*What needs to be done:* Return all of the data exactly, with nothing left out but the pictures.
════
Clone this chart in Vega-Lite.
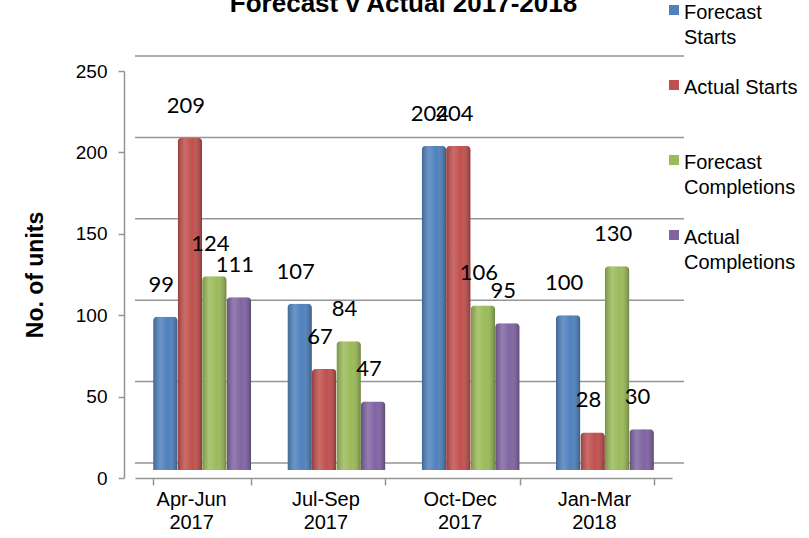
{
  "$schema": "https://vega.github.io/schema/vega-lite/v6.json",
  "width": 537,
  "height": 407,
  "autosize": {"type": "none"},
  "padding": {"left": 135, "top": 71, "right": 137, "bottom": 60},
  "background": "white",
  "title": {
    "text": "Forecast v Actual 2017-2018",
    "font": "Liberation Sans",
    "fontSize": 26,
    "fontWeight": "bold",
    "color": "black",
    "anchor": "middle",
    "frame": "group",
    "baseline": "bottom",
    "offset": -43
  },
  "config": {"view": {"stroke": null}},
  "datasets": {
    "bars": [
      {"period": "Apr-Jun 2017", "series": "Forecast Starts", "value": 99},
      {"period": "Apr-Jun 2017", "series": "Actual Starts", "value": 209},
      {"period": "Apr-Jun 2017", "series": "Forecast Completions", "value": 124},
      {"period": "Apr-Jun 2017", "series": "Actual Completions", "value": 111},
      {"period": "Jul-Sep 2017", "series": "Forecast Starts", "value": 107},
      {"period": "Jul-Sep 2017", "series": "Actual Starts", "value": 67},
      {"period": "Jul-Sep 2017", "series": "Forecast Completions", "value": 84},
      {"period": "Jul-Sep 2017", "series": "Actual Completions", "value": 47},
      {"period": "Oct-Dec 2017", "series": "Forecast Starts", "value": 204},
      {"period": "Oct-Dec 2017", "series": "Actual Starts", "value": 204},
      {"period": "Oct-Dec 2017", "series": "Forecast Completions", "value": 106},
      {"period": "Oct-Dec 2017", "series": "Actual Completions", "value": 95},
      {"period": "Jan-Mar 2018", "series": "Forecast Starts", "value": 100},
      {"period": "Jan-Mar 2018", "series": "Actual Starts", "value": 28},
      {"period": "Jan-Mar 2018", "series": "Forecast Completions", "value": 130},
      {"period": "Jan-Mar 2018", "series": "Actual Completions", "value": 30}
    ],
    "grid": [
      {"value": 0}, {"value": 50}, {"value": 100}, {"value": 150}, {"value": 200}, {"value": 250}
    ]
  },
  "encoding": {
    "y": {
      "field": "value",
      "type": "quantitative",
      "scale": {"domain": [0, 250], "nice": false, "zero": true},
      "axis": {
        "title": "No. of units",
        "titleFont": "Liberation Sans",
        "titleFontSize": 23,
        "titleFontWeight": "bold",
        "titleColor": "black",
        "titlePadding": 28,
        "values": [0, 50, 100, 150, 200, 250],
        "grid": false,
        "offset": 11,
        "labelFont": "Liberation Sans",
        "labelFontSize": 19,
        "labelColor": "black",
        "labelPadding": 11,
        "tickSize": 6,
        "tickColor": "#959595",
        "tickWidth": 1.5,
        "domainColor": "#959595",
        "domainWidth": 1.5
      }
    }
  },
  "layer": [
    {
      "data": {"name": "grid"},
      "mark": {"type": "rule", "color": "#959595", "strokeWidth": 1.5, "xOffset": 12, "x2Offset": 11, "yOffset": -15},
      "encoding": {}
    },
    {
      "data": {"name": "bars"},
      "mark": {"type": "bar", "yOffset": -8, "y2Offset": -8, "cornerRadiusTopLeft": 4, "cornerRadiusTopRight": 4},
      "encoding": {
        "x": {
          "field": "period",
          "type": "nominal",
          "sort": null,
          "scale": {"paddingInner": 0.27, "paddingOuter": 0.135},
          "axis": {
            "title": null,
            "labelExpr": "split(datum.label, ' ')",
            "labelAngle": 0,
            "labelFont": "Liberation Sans",
            "labelFontSize": 20,
            "labelLineHeight": 23,
            "labelColor": "black",
            "labelOffset": -11,
            "labelPadding": 4,
            "tickBand": "extent",
            "tickOffset": -11,
            "tickSize": 7,
            "tickColor": "#959595",
            "tickWidth": 1.5,
            "domainColor": "#959595",
            "domainWidth": 1.5
          }
        },
        "xOffset": {
          "field": "series",
          "type": "nominal",
          "sort": ["Forecast Starts", "Actual Starts", "Forecast Completions", "Actual Completions"],
          "scale": {"paddingInner": 0, "paddingOuter": 0}
        },
        "color": {
          "field": "series",
          "type": "nominal",
          "scale": {
            "domain": ["Forecast Starts", "Actual Starts", "Forecast Completions", "Actual Completions"],
            "range": ["#4F81BD", "#C0504D", "#9BBB59", "#8064A2"]
          },
          "legend": {
            "orient": "none",
            "legendX": 529,
            "legendY": -71,
            "title": null,
            "padding": 0,
            "symbolType": "square",
            "symbolSize": 100,
            "symbolStrokeWidth": 0,
            "labelFont": "Liberation Sans",
            "labelFontSize": 20,
            "labelColor": "black",
            "labelLimit": 200,
            "labelOffset": 0,
            "labelBaseline": "top",
            "rowPadding": 27,
            "labelExpr": "datum.label == 'Actual Starts' ? ['Actual Starts', ''] : split(datum.label, ' ')",
            "encode": {"labels": {"update": {"lineHeight": {"value": 25}, "dy": {"value": -7}}}}
          }
        }
      }
    },
    {
      "data": {"name": "bars"},
      "mark": {
        "type": "bar",
        "yOffset": -8,
        "y2Offset": -8,
        "cornerRadiusTopLeft": 4,
        "cornerRadiusTopRight": 4,
        "fill": {
          "gradient": "linear",
          "x1": 0, "y1": 0, "x2": 1, "y2": 0,
          "stops": [
            {"offset": 0, "color": "rgba(0,0,0,0.22)"},
            {"offset": 0.3, "color": "rgba(255,255,255,0.16)"},
            {"offset": 0.6, "color": "rgba(255,255,255,0)"},
            {"offset": 1, "color": "rgba(0,0,0,0.3)"}
          ]
        }
      },
      "encoding": {
        "x": {"field": "period", "type": "nominal", "sort": null},
        "xOffset": {
          "field": "series",
          "type": "nominal",
          "sort": ["Forecast Starts", "Actual Starts", "Forecast Completions", "Actual Completions"]
        }
      }
    },
    {
      "data": {"name": "bars"},
      "mark": {"type": "text", "font": "Lato", "fontSize": 22, "color": "black", "baseline": "middle", "align": "center", "dy": -32, "dx": -4},
      "encoding": {
        "x": {"field": "period", "type": "nominal", "sort": null},
        "xOffset": {
          "field": "series",
          "type": "nominal",
          "sort": ["Forecast Starts", "Actual Starts", "Forecast Completions", "Actual Completions"]
        },
        "text": {"field": "value", "type": "quantitative"}
      }
    }
  ]
}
════
*Result of the task:*
Clone this chart in Vega-Lite.
{
  "$schema": "https://vega.github.io/schema/vega-lite/v6.json",
  "width": 537,
  "height": 407,
  "autosize": {"type": "none"},
  "padding": {"left": 135, "top": 71, "right": 137, "bottom": 60},
  "background": "white",
  "title": {
    "text": "Forecast v Actual 2017-2018",
    "font": "Liberation Sans",
    "fontSize": 26,
    "fontWeight": "bold",
    "color": "black",
    "anchor": "middle",
    "frame": "group",
    "baseline": "bottom",
    "offset": -43
  },
  "config": {"view": {"stroke": null}},
  "datasets": {
    "bars": [
      {"period": "Apr-Jun 2017", "series": "Forecast Starts", "value": 99},
      {"period": "Apr-Jun 2017", "series": "Actual Starts", "value": 209},
      {"period": "Apr-Jun 2017", "series": "Forecast Completions", "value": 124},
      {"period": "Apr-Jun 2017", "series": "Actual Completions", "value": 111},
      {"period": "Jul-Sep 2017", "series": "Forecast Starts", "value": 107},
      {"period": "Jul-Sep 2017", "series": "Actual Starts", "value": 67},
      {"period": "Jul-Sep 2017", "series": "Forecast Completions", "value": 84},
      {"period": "Jul-Sep 2017", "series": "Actual Completions", "value": 47},
      {"period": "Oct-Dec 2017", "series": "Forecast Starts", "value": 204},
      {"period": "Oct-Dec 2017", "series": "Actual Starts", "value": 204},
      {"period": "Oct-Dec 2017", "series": "Forecast Completions", "value": 106},
      {"period": "Oct-Dec 2017", "series": "Actual Completions", "value": 95},
      {"period": "Jan-Mar 2018", "series": "Forecast Starts", "value": 100},
      {"period": "Jan-Mar 2018", "series": "Actual Starts", "value": 28},
      {"period": "Jan-Mar 2018", "series": "Forecast Completions", "value": 130},
      {"period": "Jan-Mar 2018", "series": "Actual Completions", "value": 30}
    ],
    "grid": [
      {"value": 0}, {"value": 50}, {"value": 100}, {"value": 150}, {"value": 200}, {"value": 250}
    ]
  },
  "encoding": {
    "y": {
      "field": "value",
      "type": "quantitative",
      "scale": {"domain": [0, 250], "nice": false, "zero": true},
      "axis": {
        "title": "No. of units",
        "titleFont": "Liberation Sans",
        "titleFontSize": 23,
        "titleFontWeight": "bold",
        "titleColor": "black",
        "titlePadding": 28,
        "values": [0, 50, 100, 150, 200, 250],
        "grid": false,
        "offset": 11,
        "labelFont": "Liberation Sans",
        "labelFontSize": 19,
        "labelColor": "black",
        "labelPadding": 11,
        "tickSize": 6,
        "tickColor": "#959595",
        "tickWidth": 1.5,
        "domainColor": "#959595",
        "domainWidth": 1.5
      }
    }
  },
  "layer": [
    {
      "data": {"name": "grid"},
      "mark": {"type": "rule", "color": "#959595", "strokeWidth": 1.5, "xOffset": 12, "x2Offset": 11, "yOffset": -15},
      "encoding": {}
    },
    {
      "data": {"name": "bars"},
      "mark": {"type": "bar", "yOffset": -8, "y2Offset": -8, "cornerRadiusTopLeft": 4, "cornerRadiusTopRight": 4},
      "encoding": {
        "x": {
          "field": "period",
          "type": "nominal",
          "sort": null,
          "scale": {"paddingInner": 0.27, "paddingOuter": 0.135},
          "axis": {
            "title": null,
            "labelExpr": "split(datum.label, ' ')",
            "labelAngle": 0,
            "labelFont": "Liberation Sans",
            "labelFontSize": 20,
            "labelLineHeight": 23,
            "labelColor": "black",
            "labelOffset": -11,
            "labelPadding": 4,
            "tickBand": "extent",
            "tickOffset": -11,
            "tickSize": 7,
            "tickColor": "#959595",
            "tickWidth": 1.5,
            "domainColor": "#959595",
            "domainWidth": 1.5
          }
        },
        "xOffset": {
          "field": "series",
          "type": "nominal",
          "sort": ["Forecast Starts", "Actual Starts", "Forecast Completions", "Actual Completions"],
          "scale": {"paddingInner": 0, "paddingOuter": 0}
        },
        "color": {
          "field": "series",
          "type": "nominal",
          "scale": {
            "domain": ["Forecast Starts", "Actual Starts", "Forecast Completions", "Actual Completions"],
            "range": ["#4F81BD", "#C0504D", "#9BBB59", "#8064A2"]
          },
          "legend": {
            "orient": "none",
            "legendX": 529,
            "legendY": -71,
            "title": null,
            "padding": 0,
            "symbolType": "square",
            "symbolSize": 100,
            "symbolStrokeWidth": 0,
            "labelFont": "Liberation Sans",
            "labelFontSize": 20,
            "labelColor": "black",
            "labelLimit": 200,
            "labelOffset": 0,
            "labelBaseline": "top",
            "rowPadding": 27,
            "labelExpr": "datum.label == 'Actual Starts' ? ['Actual Starts', ''] : split(datum.label, ' ')",
            "encode": {"labels": {"update": {"lineHeight": {"value": 25}, "dy": {"value": -7}}}}
          }
        }
      }
    },
    {
      "data": {"name": "bars"},
      "mark": {
        "type": "bar",
        "yOffset": -8,
        "y2Offset": -8,
        "cornerRadiusTopLeft": 4,
        "cornerRadiusTopRight": 4,
        "fill": {
          "gradient": "linear",
          "x1": 0, "y1": 0, "x2": 1, "y2": 0,
          "stops": [
            {"offset": 0, "color": "rgba(0,0,0,0.22)"},
            {"offset": 0.3, "color": "rgba(255,255,255,0.16)"},
            {"offset": 0.6, "color": "rgba(255,255,255,0)"},
            {"offset": 1, "color": "rgba(0,0,0,0.3)"}
          ]
        }
      },
      "encoding": {
        "x": {"field": "period", "type": "nominal", "sort": null},
        "xOffset": {
          "field": "series",
          "type": "nominal",
          "sort": ["Forecast Starts", "Actual Starts", "Forecast Completions", "Actual Completions"]
        }
      }
    },
    {
      "data": {"name": "bars"},
      "mark": {"type": "text", "font": "Lato", "fontSize": 22, "color": "black", "baseline": "middle", "align": "center", "dy": -32, "dx": -4},
      "encoding": {
        "x": {"field": "period", "type": "nominal", "sort": null},
        "xOffset": {
          "field": "series",
          "type": "nominal",
          "sort": ["Forecast Starts", "Actual Starts", "Forecast Completions", "Actual Completions"]
        },
        "text": {"field": "value", "type": "quantitative"}
      }
    }
  ]
}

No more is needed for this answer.